From Emergency to Emergent Leader

women navigating a maze on a beach

What was the date it hit you? When did you realize the coronavirus was the real deal? That this wasn’t a dress rehearsal. Or fake news.

I can tell you mine. It was the week of March 9. The isolation order hadn’t been given yet. I was downtown and went into the Eaton Centre to grab a coffee. Aside from me, a security guard and a Purell station between us, it was a ghost town.

The next clue came in a client call. We were talking about how things might unfold and in the next breath, my client shared half of the staff would be laid off the following week. I let that rest for a minute.

In the days leading up to self-isolation, my father-in-law, John Parker, passed away and we have yet to hold his memorial service. We don’t know when we will be able to have it.

Like you, my gradual acceptance of the pandemic went from the superficial to the pragmatic to the very personal. The last sixteen weeks has taken us from a world we knew to the land of unknown unknowns. It feels like we’ve been in a crazy maze in one of Canada’s vast corn fields.

Emerging out of the maze

Once in it, I asked myself, how are we going to get out of this one? A word struck me: emergence. Defined, emergence is the process of coming into view after being concealed. All of us have been in concealment, and we’re now about to emerge. If you’ve ever visited a maze, two things basically happen. The first is an uncanny knack to make fast, incorrect decisions.

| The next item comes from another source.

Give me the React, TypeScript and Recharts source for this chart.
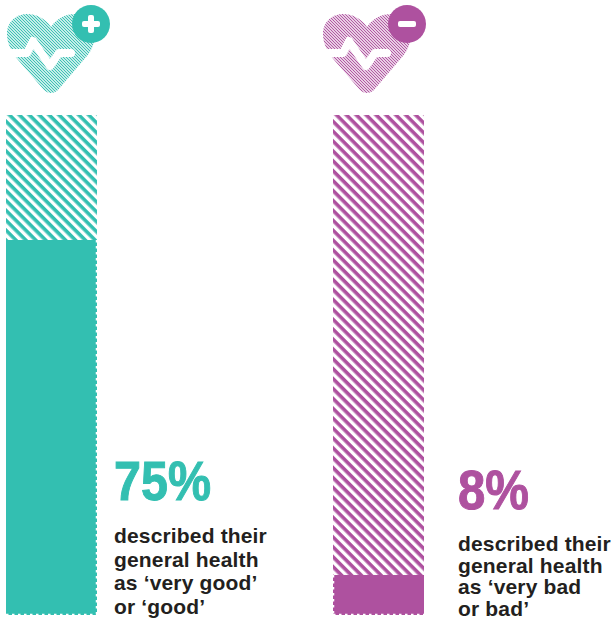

We hit blind alleys and dead ends. We make mistakes. But we learn from them, becoming more adept as we go. The second is become frustrated trying to find our way out. Panic and anxiety go hand-in-hand with isolation. When you’re in a maze you need to hit pause. Taking a minute to think about your next move and calming yourself are two helpful skills in today’s muddle.

The pandemic has forced us to hit pause. It’s funny isn’t it, when you push pause on your computer, everything stops. But when you push pause on people, that’s when things start. COVID-19 has given us a moment to hit refresh; to reimagine the kind of world we want to live in. As we begin to approach the exit to the maze, emergence leaders will be focusing on five key areas. These are the new competencies leaders will want to pay attention to.

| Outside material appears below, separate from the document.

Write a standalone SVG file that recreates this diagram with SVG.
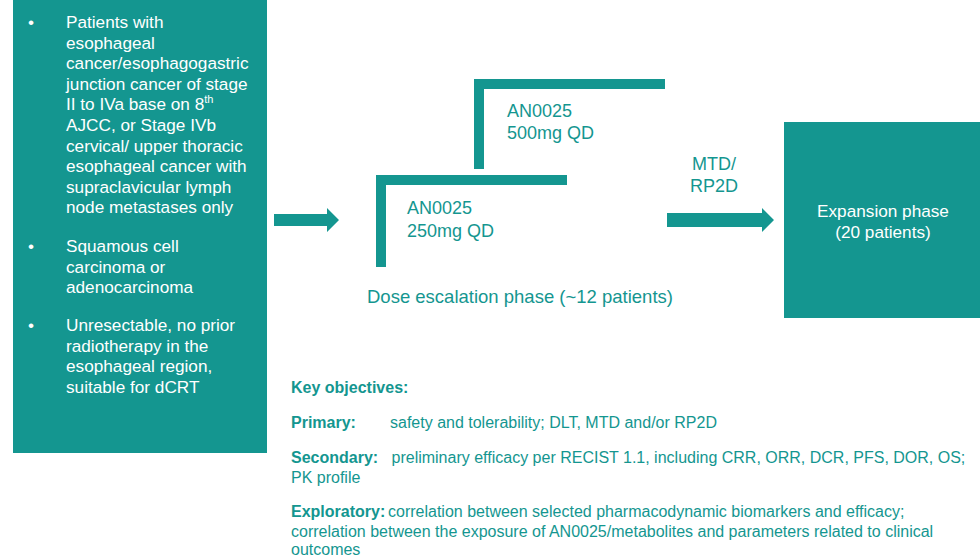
<svg xmlns="http://www.w3.org/2000/svg" width="980" height="557" viewBox="0 0 980 557">
<style>
.fill{fill:#149690}
.wt{fill:#ffffff;font-family:"Liberation Sans",Arial,sans-serif;font-size:17.2px}
.tt{fill:#149690;font-family:"Liberation Sans",Arial,sans-serif;font-size:18px}
.ot{fill:#149690;font-family:"Liberation Sans",Arial,sans-serif;font-size:16px}
.b{font-weight:bold}
</style>
<rect width="980" height="557" fill="#ffffff"/>
<g id="eligibility">
<rect class="fill" x="13" y="0" width="254" height="453"/>
<text class="wt">
<tspan x="28" y="28">•</tspan>
<tspan x="66" y="28">Patients with</tspan>
<tspan x="66" y="48.6">esophageal</tspan>
<tspan x="66" y="69.2">cancer/esophagogastric</tspan>
<tspan x="66" y="89.8">junction cancer of stage</tspan>
<tspan x="66" y="110.4">II to IVa base on 8<tspan font-size="11" dy="-7">th</tspan></tspan>
<tspan x="66" y="131">AJCC, or Stage IVb</tspan>
<tspan x="66" y="151.6">cervical/ upper thoracic</tspan>
<tspan x="66" y="172.2">esophageal cancer with</tspan>
<tspan x="66" y="192.8">supraclavicular lymph</tspan>
<tspan x="66" y="213.4">node metastases only</tspan>
<tspan x="28" y="252">•</tspan>
<tspan x="66" y="252">Squamous cell</tspan>
<tspan x="66" y="272.6">carcinoma or</tspan>
<tspan x="66" y="293.2">adenocarcinoma</tspan>
<tspan x="28" y="331">•</tspan>
<tspan x="66" y="331">Unresectable, no prior</tspan>
<tspan x="66" y="351.6">radiotherapy in the</tspan>
<tspan x="66" y="372.2">esophageal region,</tspan>
<tspan x="66" y="392.8">suitable for dCRT</tspan>
</text>
</g>
<g id="dose-escalation">
<path class="fill" d="M376,175 H567 V185 H386 V267 H376 Z"/>
<path class="fill" d="M474,79 H665 V89 H484 V169 H474 Z"/>
<text class="tt" x="407" y="214">AN0025</text>
<text class="tt" x="407" y="237">250mg QD</text>
<text class="tt" x="507" y="117">AN0025</text>
<text class="tt" x="507" y="139">500mg QD</text>
<text class="tt" x="367" y="303" style="font-size:18.5px">Dose escalation phase (~12 patients)</text>
</g>
<g id="expansion">
<rect class="fill" x="784" y="122" width="196" height="196"/>
<text class="wt" text-anchor="middle" x="883" y="217">Expansion phase</text>
<text class="wt" text-anchor="middle" x="883" y="238">(20 patients)</text>
</g>
<g id="connectors">
<polygon class="fill" points="274,214 327,214 327,208 339,220 327,232 327,226 274,226"/>
<polygon class="fill" points="667,213 762,213 762,208 774,220 762,232 762,227 667,227"/>
<text class="tt" text-anchor="middle" x="714" y="170">MTD/</text>
<text class="tt" text-anchor="middle" x="714" y="192">RP2D</text>
</g>
<g id="objectives">
<text class="ot b" x="291" y="392.5">Key objectives:</text>
<text class="ot b" x="291" y="428.3">Primary:</text>
<text class="ot" x="390" y="428.3">safety and tolerability; DLT, MTD and/or RP2D</text>
<text class="ot b" x="291" y="463.3">Secondary:</text>
<text class="ot" x="391.5" y="463.3">preliminary efficacy per RECIST 1.1, including CRR, ORR, DCR, PFS, DOR, OS;</text>
<text class="ot" x="291" y="482.7">PK profile</text>
<text class="ot b" x="291" y="517.3">Exploratory:</text>
<text class="ot" x="388" y="517.3">correlation between selected pharmacodynamic biomarkers and efficacy;</text>
<text class="ot" x="291" y="536.7">correlation between the exposure of AN0025/metabolites and parameters related to clinical</text>
<text class="ot" x="291" y="555">outcomes</text>
</g>
</svg>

Five Emergence Leader Behaviours

First master the art of pausing. Ironically, at a time demanding immediate action, pausing actually helps you speed things up. Think of your leadership as a lens constantly zooming in and zooming out (pun intended). Scanning for intelligence and perspective before you make the next big decision will help wide your options. Take a moment to reach inside – and outside – your organization, share and compare notes.

Second, become a compression expert. Experts are calling for leaders to be marathoners and sprinters. I disagree. This is the Decathlon. Concurrently, we need to jump over the high bar, throw a javelin and the run hurdles. Take compression in decision making, for example, where now 75% agreement = 100% alignment.

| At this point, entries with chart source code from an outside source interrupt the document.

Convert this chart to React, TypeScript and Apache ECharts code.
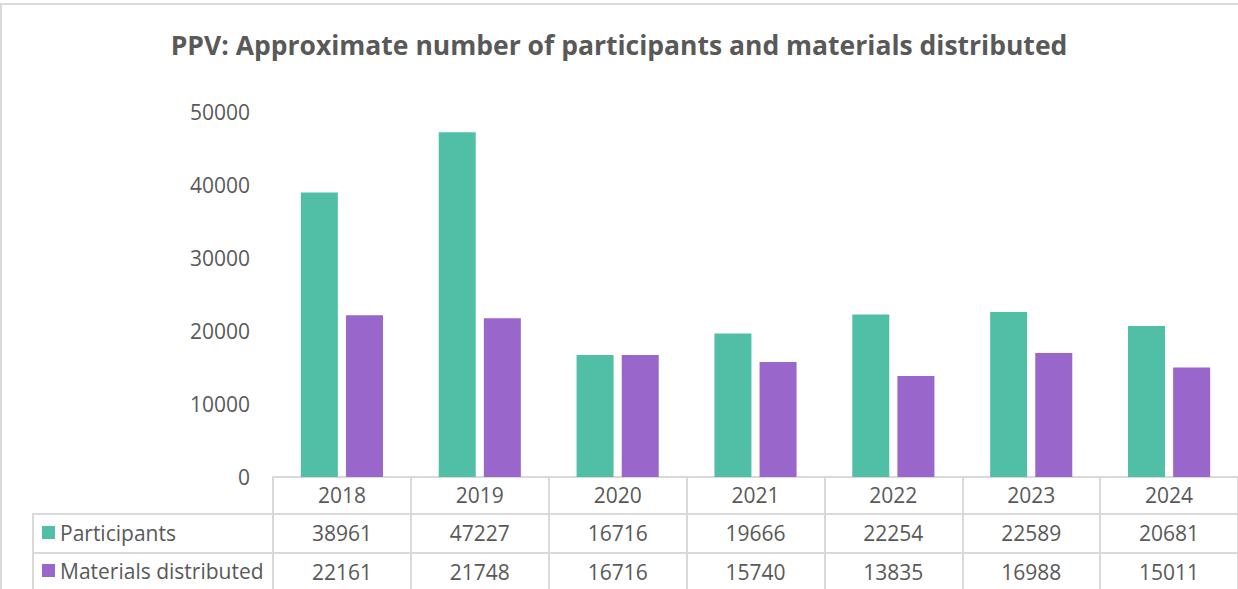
import React, { useEffect, useRef } from "react";
import * as echarts from "echarts";

const years = ["2018", "2019", "2020", "2021", "2022", "2023", "2024"];
const participants = [38961, 47227, 16716, 19666, 22254, 22589, 20681];
const materials = [22161, 21748, 16716, 15740, 13835, 16988, 15011];
const seriesNames = ["Participants", "Materials distributed"];
const titleText = "PPV: Approximate number of participants and materials distributed";

const TEAL = "#50BFA5";
const PURPLE = "#9966CC";
const TEXT = "#595959";
const LINE = "#D9D9D9";
const FONT = "'Open Sans', 'Noto Sans', sans-serif";

export default function App() {
  const ref = useRef<HTMLDivElement>(null);
  useEffect(() => {
    if (!ref.current) return;
    const chart = echarts.init(ref.current, null, { renderer: "svg" });
    const tableAxis = (data: string[], offset: number, tickLen: number, margin: number) => ({
      type: "category",
      data,
      position: "bottom",
      offset,
      boundaryGap: true,
      axisLine: { show: true, lineStyle: { color: LINE, width: 2 } },
      axisTick: { show: true, interval: 0, length: tickLen, lineStyle: { color: LINE, width: 2 } },
      axisLabel: { interval: 0, color: TEXT, fontSize: 21, fontFamily: FONT, margin },
      splitLine: { show: false },
    });
    const legendFor = (name: string, top: number) => ({
      orient: "vertical",
      left: 42,
      top,
      padding: 0,
      itemWidth: 13,
      itemHeight: 13,
      icon: "rect",
      selectedMode: false,
      data: [name],
      textStyle: { color: TEXT, fontSize: 21, lineHeight: 21, fontFamily: FONT },
    });
    chart.setOption({
      animation: false,
      backgroundColor: "#ffffff",
      textStyle: { fontFamily: FONT },
      title: {
        text: titleText,
        left: "center",
        top: 26,
        textStyle: { color: TEXT, fontSize: 26.5, fontWeight: "bold", fontFamily: FONT },
      },
      legend: [legendFor(seriesNames[0], 522), legendFor(seriesNames[1], 560)],
      grid: { left: 273, right: -2, top: 112, bottom: 112, containLabel: false },
      xAxis: [
        tableAxis(years, 0, 37, 7),
        tableAxis(participants.map(String), 37, 39, 8),
        tableAxis(materials.map(String), 76, 40, 8),
      ],
      yAxis: {
        type: "value",
        min: 0,
        max: 50000,
        interval: 10000,
        axisLine: { show: false },
        axisTick: { show: false },
        splitLine: { show: false },
        axisLabel: {
          color: TEXT,
          fontSize: 21,
          fontFamily: FONT,
          margin: 23,
          formatter: (v: number) => String(v),
        },
      },
      series: [
        {
          name: seriesNames[0],
          type: "bar",
          xAxisIndex: 0,
          data: participants,
          barWidth: 37,
          barGap: "22%",
          itemStyle: { color: TEAL },
        },
        {
          name: seriesNames[1],
          type: "bar",
          xAxisIndex: 0,
          data: materials,
          barWidth: 37,
          barGap: "22%",
          itemStyle: { color: PURPLE },
        },
      ],
      graphic: [
        {
          type: "rect",
          shape: { x: 1, y: 4, width: 1400, height: 800 },
          style: { fill: "none", stroke: LINE, lineWidth: 2 },
          silent: true,
        },
        {
          type: "line",
          shape: { x1: 33, y1: 514, x2: 273, y2: 514 },
          style: { stroke: LINE, lineWidth: 2 },
          silent: true,
        },
        {
          type: "line",
          shape: { x1: 33, y1: 553, x2: 273, y2: 553 },
          style: { stroke: LINE, lineWidth: 2 },
          silent: true,
        },
        {
          type: "line",
          shape: { x1: 33, y1: 513, x2: 33, y2: 600 },
          style: { stroke: LINE, lineWidth: 2 },
          silent: true,
        },
      ],
    });
    return () => chart.dispose();
  }, []);
  return (
    <div
      ref={ref}
      style={{ position: "fixed", left: 0, top: 0, width: 1238, height: 589, background: "#fff" }}
    />
  );
}
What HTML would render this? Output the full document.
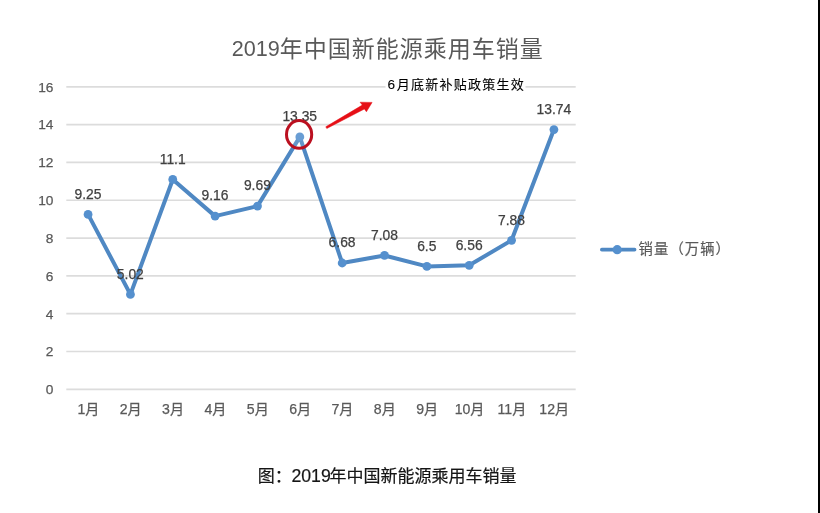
<!DOCTYPE html>
<html lang="zh-CN">
<head>
<meta charset="utf-8">
<title>2019年中国新能源乘用车销量</title>
<style>
html,body{margin:0;padding:0;background:#fff;}
body{width:820px;height:513px;overflow:hidden;position:relative;font-family:'Liberation Sans','Noto Sans CJK SC',sans-serif;}
svg{display:block;position:absolute;left:0;top:0;}
svg text{font-family:'Liberation Sans','Noto Sans CJK SC',sans-serif;}
.ax{font-size:13.7px;fill:#595959;stroke:#595959;stroke-width:0.25px;}
.axx{font-size:14.1px;}
.dl{font-size:13.85px;fill:#404040;stroke:#404040;stroke-width:0.25px;}
.ttl{font-size:23px;fill:#595959;letter-spacing:1px;}
.ttl .d{font-size:21.6px;letter-spacing:0;}
.ann{font-size:13px;fill:#000;stroke:#000;stroke-width:0.1px;letter-spacing:1.25px;}
.ann .d{font-size:13.6px;letter-spacing:1.9px;}
.lg{font-size:14.3px;fill:#595959;stroke:#595959;stroke-width:0.2px;letter-spacing:1.1px;}
.cap{font-size:17px;fill:#151515;stroke:#151515;stroke-width:0.2px;}
.cap .d{font-size:17.7px;}
</style>
</head>
<body>
<svg width="820" height="513" viewBox="0 0 820 513">
<rect x="0" y="0" width="820" height="513" fill="#ffffff"/>
<rect x="818" y="0" width="2" height="513" fill="#000000"/>

<g stroke="#dcdcdc" stroke-width="1.7" fill="none">
<line x1="66.3" y1="389.30" x2="575.7" y2="389.30"/>
<line x1="66.3" y1="351.49" x2="575.7" y2="351.49"/>
<line x1="66.3" y1="313.68" x2="575.7" y2="313.68"/>
<line x1="66.3" y1="275.86" x2="575.7" y2="275.86"/>
<line x1="66.3" y1="238.05" x2="575.7" y2="238.05"/>
<line x1="66.3" y1="200.24" x2="575.7" y2="200.24"/>
<line x1="66.3" y1="162.43" x2="575.7" y2="162.43"/>
<line x1="66.3" y1="124.61" x2="575.7" y2="124.61"/>
<line x1="66.3" y1="86.80" x2="575.7" y2="86.80"/>
</g>
<g class="ax" text-anchor="end">
<text x="53.4" y="394.15">0</text>
<text x="53.4" y="356.34">2</text>
<text x="53.4" y="318.53">4</text>
<text x="53.4" y="280.71">6</text>
<text x="53.4" y="242.90">8</text>
<text x="53.4" y="205.09">10</text>
<text x="53.4" y="167.28">12</text>
<text x="53.4" y="129.46">14</text>
<text x="53.4" y="91.65">16</text>
</g>
<g class="ax axx" text-anchor="middle">
<text x="88.38" y="414.3">1月</text>
<text x="130.73" y="414.3">2月</text>
<text x="173.08" y="414.3">3月</text>
<text x="215.43" y="414.3">4月</text>
<text x="257.78" y="414.3">5月</text>
<text x="300.13" y="414.3">6月</text>
<text x="342.48" y="414.3">7月</text>
<text x="384.82" y="414.3">8月</text>
<text x="427.18" y="414.3">9月</text>
<text x="469.53" y="414.3">10月</text>
<text x="511.88" y="414.3">11月</text>
<text x="554.23" y="414.3">12月</text>
</g>
<text class="ttl" x="231.8" y="56.0"><tspan class="d">2019</tspan><tspan dy="0.9">年中国新能源乘用车销量</tspan></text>
<rect x="385.5" y="74" width="140" height="21" fill="#ffffff"/>
<text class="ann" x="387.4" y="88.7"><tspan class="d">6</tspan>月底新补贴政策生效</text>
<ellipse cx="299.1" cy="134.4" rx="12.5" ry="13.6" fill="#ffffff" stroke="none"/>
<polyline points="88.08,214.42 130.43,294.39 172.78,179.44 215.12,216.12 257.48,206.10 299.83,136.90 342.18,263.01 384.52,255.44 426.88,266.41 469.23,265.28 511.58,240.32 553.93,129.53" fill="none" stroke="#4f88c3" stroke-width="4" stroke-linejoin="round" stroke-linecap="round"/>
<g fill="#5590ce">
<circle cx="88.08" cy="214.42" r="4.4"/>
<circle cx="130.43" cy="294.39" r="4.4"/>
<circle cx="172.78" cy="179.44" r="4.4"/>
<circle cx="215.12" cy="216.12" r="4.4"/>
<circle cx="257.48" cy="206.10" r="4.4"/>
<circle cx="299.83" cy="136.90" r="4.4"/>
<circle cx="342.18" cy="263.01" r="4.4"/>
<circle cx="384.52" cy="255.44" r="4.4"/>
<circle cx="426.88" cy="266.41" r="4.4"/>
<circle cx="469.23" cy="265.28" r="4.4"/>
<circle cx="511.58" cy="240.32" r="4.4"/>
<circle cx="553.93" cy="129.53" r="4.4"/>
</g>
<g class="dl" text-anchor="middle">
<text x="87.98" y="198.72">9.25</text>
<text x="130.33" y="278.69">5.02</text>
<text x="172.68" y="163.74">11.1</text>
<text x="215.03" y="200.42">9.16</text>
<text x="257.38" y="190.40">9.69</text>
<text x="299.73" y="121.20">13.35</text>
<text x="342.08" y="247.31">6.68</text>
<text x="384.42" y="239.74">7.08</text>
<text x="426.77" y="250.71">6.5</text>
<text x="469.12" y="249.58">6.56</text>
<text x="511.48" y="224.62">7.88</text>
<text x="553.83" y="113.83">13.74</text>
</g>
<ellipse cx="299.1" cy="134.4" rx="12.6" ry="13.8" fill="#ffffff" fill-opacity="0.12" stroke="#bb1020" stroke-width="3"/>
<path d="M325.8 126.8 L362.3 105.1 L360.1 102.2 L372.1 102.4 L366.4 111.8 L364.4 109.0 L326.8 128.5 Z" fill="#e60f16" stroke="#e60f16" stroke-width="0.5" stroke-linejoin="round"/>
<line x1="601.8" y1="249.65" x2="634.6" y2="249.65" stroke="#4f88c3" stroke-width="3.6" stroke-linecap="round"/>
<circle cx="617.2" cy="249.65" r="4.6" fill="#5590ce"/>
<text class="lg" x="638.6" y="253.7">销量（万辆）</text>
<text class="cap" x="257.8" y="482.4">图：<tspan class="d" x="291.4">2019</tspan><tspan x="329.6">年</tspan>中国新能源乘用车销量</text>
</svg>
</body>
</html>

We’ve done a great job flattening the COVID-19 curve. More work is needed to raise the trust curve. Stories abound of executives questioning whether people are “really working” from home. In a Business Traveller survey, they found people are working two more hours a day! This third area sees leaders flipping the trust paradigm on its head. Don’t make people earn your trust, grant it. Give people flexibility to perform on their own terms – and they will.

The fourth behaviour is to embody prag-manity. What do I mean by this? Hard choices await us. We need to expedite our decisions with humanity. Use scenario planning as an antidote to navigate the pragmatic and the humane. Be prepared to be wrong and have alternate paths to explore.

The last quality is to guard your organization’s future. Leaders are become learning chameleons. I just spoke with a CEO who is learning six new skills to adapt to these times. Leaders are also championing culture to protect their brand. Take Mary Barra, CEO of General Motors, for example, who recently sent out personalized letters to every employee, along with masks and their “back to work” plan.

Whatever maze you find yourself in, ask yourself: are you an emergency or an emergent leader? Adapt and integrate these behaviours to better prepare for the days ahead. Don’t worry about making mistakes – just learn from them. Don’t panic – just pick up an online course in javelin throwing, With a little help, you’ll be surprised how fast and how far you’ll be able to throw it.